Prerequisite(s): MTH 161  
Corequisite(s): None
Lecture Hours: 45 Lab Hours: 30
Meets MTA Requirement: None
Pass/NoCredit: No

Outcomes and Objectives
  1. Explain basic electrical concepts.
    1. Define and use units for current, voltage, power, and energy.
    2. Draw schematic diagrams for circuits containing passive components.
    3. Write expressions for v,i relationships and energy stored by capacitors and inductors.
    4. Describe capacitance and inductance, and analyze basic R/L and R/C transient circuit effects.
    5. Describe dependent sources, and analyze basic R/L and R/C transient circuit effects.
  2. Apply basic theorems and analysis techniques to solve electric circuits.
    1. Recognize and analyze series and parallel circuits.
    2. Use analysis techniques to determine the current, voltage, and power values in dc and ac circuits.
    3. Represent sinusoidal waveforms with phasors.

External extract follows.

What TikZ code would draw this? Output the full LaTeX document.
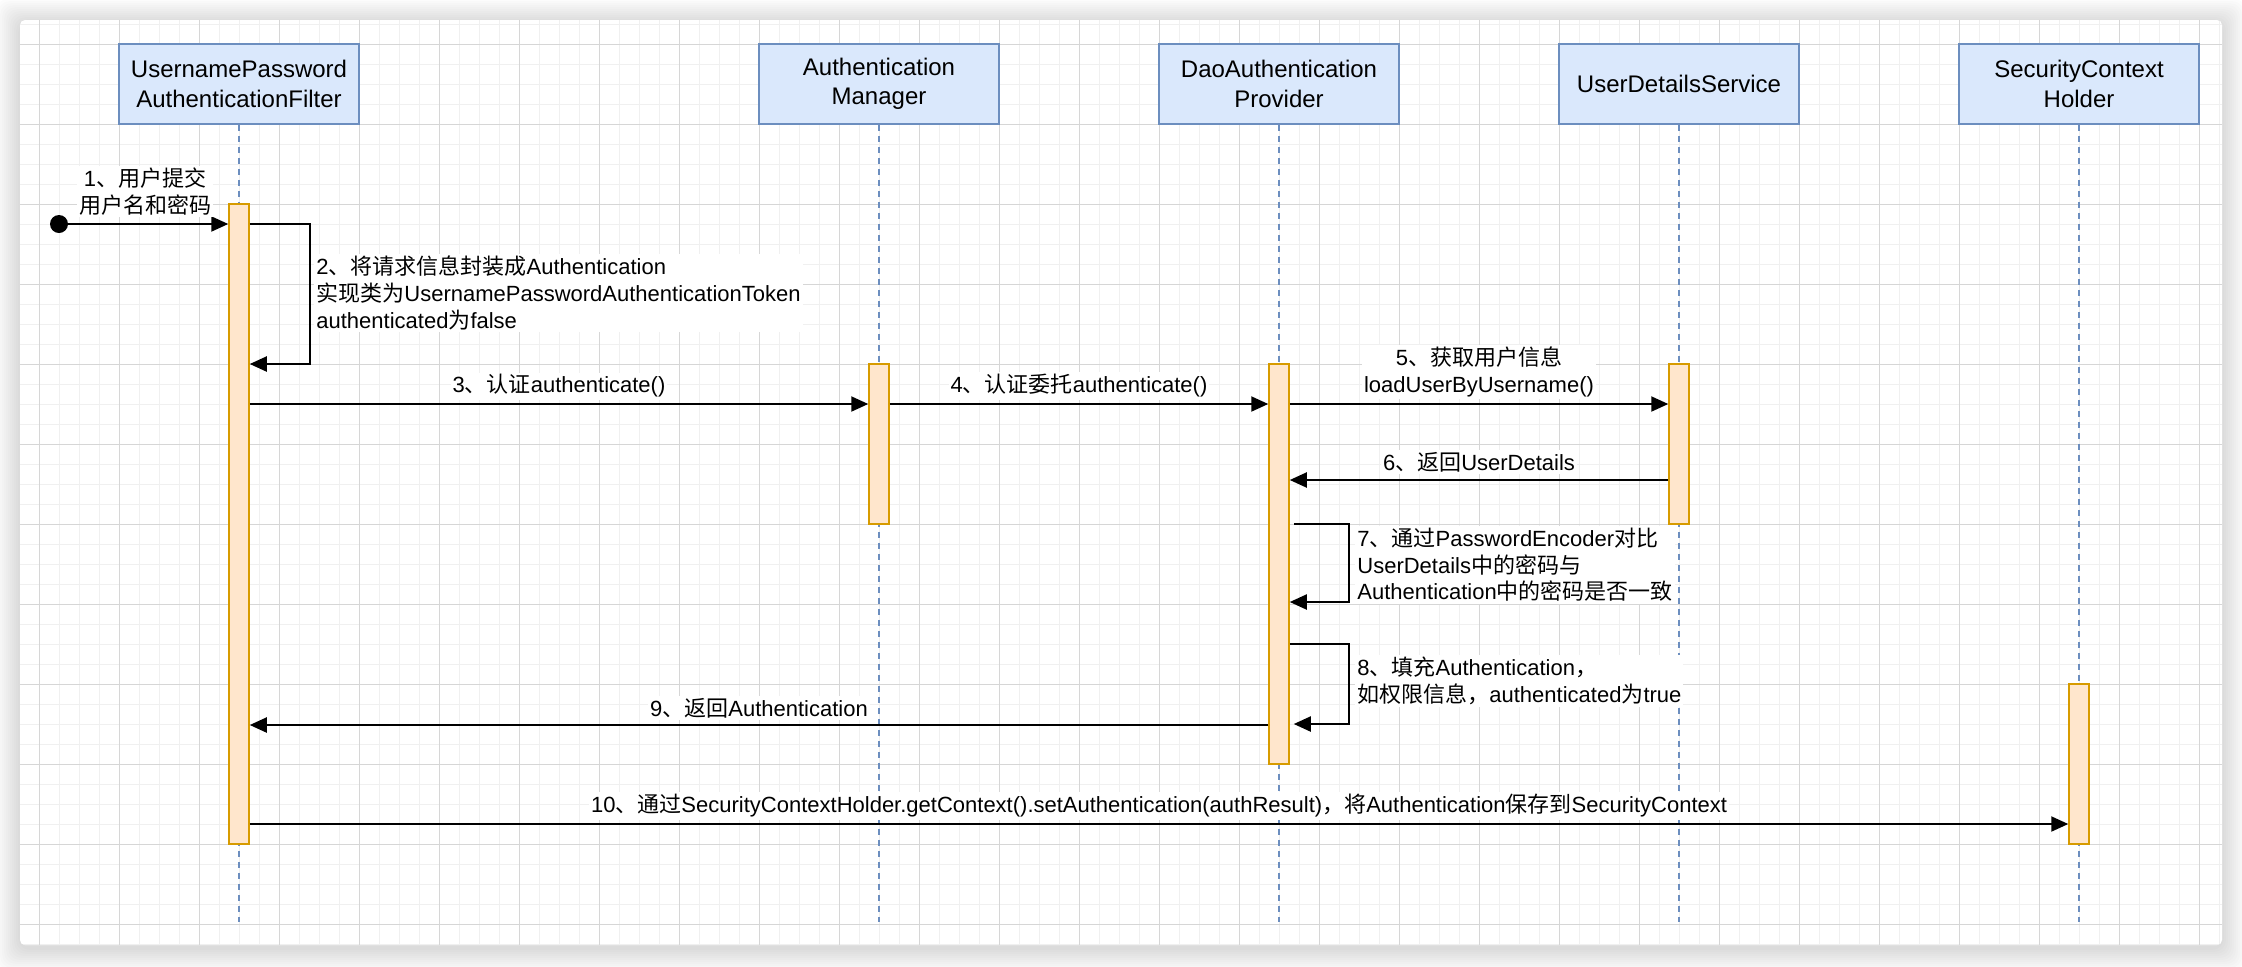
\documentclass[tikz,border=0pt]{standalone}
\usepackage{fontspec}
\setmainfont{Liberation Sans}
\newfontfamily\cjk{Noto Sans CJK SC}
\usetikzlibrary{arrows.meta,calc}
\newcommand\zhs[1]{{\cjk #1}}
\definecolor{boxfill}{HTML}{DAE8FC}
\definecolor{boxline}{HTML}{6C8EBF}
\definecolor{barfill}{HTML}{FFE6CC}
\definecolor{barline}{HTML}{D79B00}
\definecolor{gridmajor}{RGB}{214,214,214}
\definecolor{gridminor}{RGB}{240,240,240}
\begin{document}
\begin{tikzpicture}[x=0.5pt,y=-0.5pt,
  actor/.style={draw=boxline, fill=boxfill, line width=0.75pt, minimum width=120pt, minimum height=40pt, inner sep=0pt, align=center, font=\fontsize{12pt}{14.6pt}\selectfont},
  actbar/.style={draw=barline, fill=barfill, line width=0.75pt, minimum width=10pt, inner sep=0pt},
  life/.style={draw=boxline, line width=0.8pt, dash pattern=on 3pt off 2.5pt},
  msg/.style={line width=1pt, -{Triangle[length=8.5pt,width=7.5pt]}},
  lbl/.style={fill=white, inner sep=1pt, align=center, font=\fontsize{11pt}{13.3pt}\selectfont},
  lbll/.style={lbl, align=left, anchor=west},
]
\useasboundingbox (0,0) rectangle (2242,966);
% shadow
\foreach \i in {1,...,12}{
  \fill[black, opacity=0.011, rounded corners=6pt] ({20-2*\i},{20-2*\i+3}) rectangle ({2222+2*\i},{945+2*\i+3});
}
\fill[white, rounded corners=2.5pt] (20,20) rectangle (2222,945);
% grid
\begin{scope}
\clip[rounded corners=2.5pt] (20,20) rectangle (2222,945);
\foreach \x in {39,59,...,2219} \draw[gridminor, line width=0.5pt] (\x,20) -- (\x,945);
\foreach \y in {24,44,...,944} \draw[gridminor, line width=0.5pt] (20,\y) -- (2222,\y);
\foreach \x in {39,119,...,2199} \draw[gridmajor, line width=0.5pt] (\x,20) -- (\x,945);
\foreach \y in {44,124,...,924} \draw[gridmajor, line width=0.5pt] (20,\y) -- (2222,\y);
\end{scope}
% actors
\node[actor] (a1) at (239,84) {UsernamePassword\\AuthenticationFilter};
\node[actor] (a2) at (879,84) {Authentication\\Manager};
\node[actor] (a3) at (1279,84) {DaoAuthentication\\Provider};
\node[actor] (a4) at (1679,84) {UserDetailsService};
\node[actor] (a5) at (2079,84) {SecurityContext\\Holder};
\coordinate (lend) at (0,922);
\foreach \a in {a1,a2,a3,a4,a5} \draw[life] (\a.south) -- (\a.south |- lend);
% activation bars
\node[actbar, minimum height=320pt] (b1) at (239,524) {};
\node[actbar, minimum height=80pt] (b2) at (879,444) {};
\node[actbar, minimum height=200pt] (b3) at (1279,564) {};
\node[actbar, minimum height=80pt] (b4) at (1679,444) {};
\node[actbar, minimum height=80pt] (b5) at (2079,764) {};
% message levels
\coordinate (y2) at (0,364);
\coordinate (y3) at (0,404);
\coordinate (y6) at (0,480);
\coordinate (y7a) at (0,524);
\coordinate (y7b) at (0,602);
\coordinate (y8a) at (0,644);
\coordinate (y8b) at (0,724);
\coordinate (y9) at (0,725);
\coordinate (y10) at (0,824);
\node[circle, fill=black, minimum size=9pt, inner sep=0pt] (start) at (59,224) {};
\draw[msg] (start) -- (b1.west |- start);
\draw[msg] (b1.east |- start) -- ++(60,0) |- (b1.east |- y2);
\draw[msg] (b1.east |- y3) -- (b2.west |- y3);
\draw[msg] (b2.east |- y3) -- (b3.west |- y3);
\draw[msg] (b3.east |- y3) -- (b4.west |- y3);
\draw[msg] (b4.west |- y6) -- (b3.east |- y6);
\coordinate (k7) at ($(b3.east |- y7a)+(4,0)$);
\draw[msg] (k7) -- ++(55,0) |- (b3.east |- y7b);
\coordinate (k8) at ($(b3.east |- y8b)+(4,0)$);
\draw[msg] (b3.east |- y8a) -- ++(59,0) |- (k8);
\draw[msg] (b3.west |- y9) -- (b1.east |- y9);
\draw[msg] (b1.east |- y10) -- (b5.west |- y10);
% labels
\node[lbl] (t1) at (145,191.5) {1\zhs{、用户提交}\\\zhs{用户名和密码}};
\node[lbll] (t2) at (314,293) {2\zhs{、将请求信息封装成}Authentication\\\zhs{实现类为}UsernamePasswordAuthenticationToken\\authenticated\zhs{为}false};
\node[lbl] (t3) at (559,386) {3\zhs{、认证}authenticate()};
\node[lbl] (t4) at (1079,386) {4\zhs{、认证委托}authenticate()};
\node[lbl] (t5) at (1479,372) {5\zhs{、获取用户信息}\\loadUserByUsername()};
\node[lbl] (t6) at (1479,462) {6\zhs{、返回}UserDetails};
\node[lbll] (t7) at (1355,565) {7\zhs{、通过}PasswordEncoder\zhs{对比}\\UserDetails\zhs{中的密码与}\\Authentication\zhs{中的密码是否一致}};
\node[lbll] (t8) at (1355,681) {8\zhs{、填充}Authentication\zhs{，}\\\zhs{如权限信息，}authenticated\zhs{为}true};
\node[lbl] (t9) at (759,708) {9\zhs{、返回}Authentication};
\node[lbl] (t10) at (1159,806) {10\zhs{、通过}SecurityContextHolder.getContext().setAuthentication(authResult)\zhs{，将}Authentication\zhs{保存到}SecurityContext};
\end{tikzpicture}
\end{document}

    4. Calculate ac impedance and steady-state ac circuit response, and construct phasor diagrams for simple series and parallel circuits.
    5. Use Ohm’s law, voltage and current divider relationships, superposition, and Thevenin’s and Norton’s theorems to analyze passive circuits.
    6. Use Mesh and Nodal Analysis techniques to analyze passive circuits.
    7. Calculate and sketch the voltages and currents in R/L and R/C transient circuits.
    8. Define and calculate ac power factor, as well as real, reactive, and apparent power.
  3. Use basic electronic instrumentation to measure circuit properties.
    1. Wire basic series and parallel circuits.
    2. Use a digital multimeter to measure voltage, current, resistance, and frequency.
    3. Set a signal generator to provide a desired voltage and frequency signal.
    4. Use an oscilloscope to obtain voltage signals, and measure voltage, frequency, and phase.
  4. Use computational and electronics simulation tools.
    1. Perform ac phasor computations in polar or rectangular form using calculators and MathCAD or similar software.
    2. Interpret PSpice or similar simulations of dc, transient, and ac circuits.
    3. Record data in electronic spreadsheets to generate graphs and tables.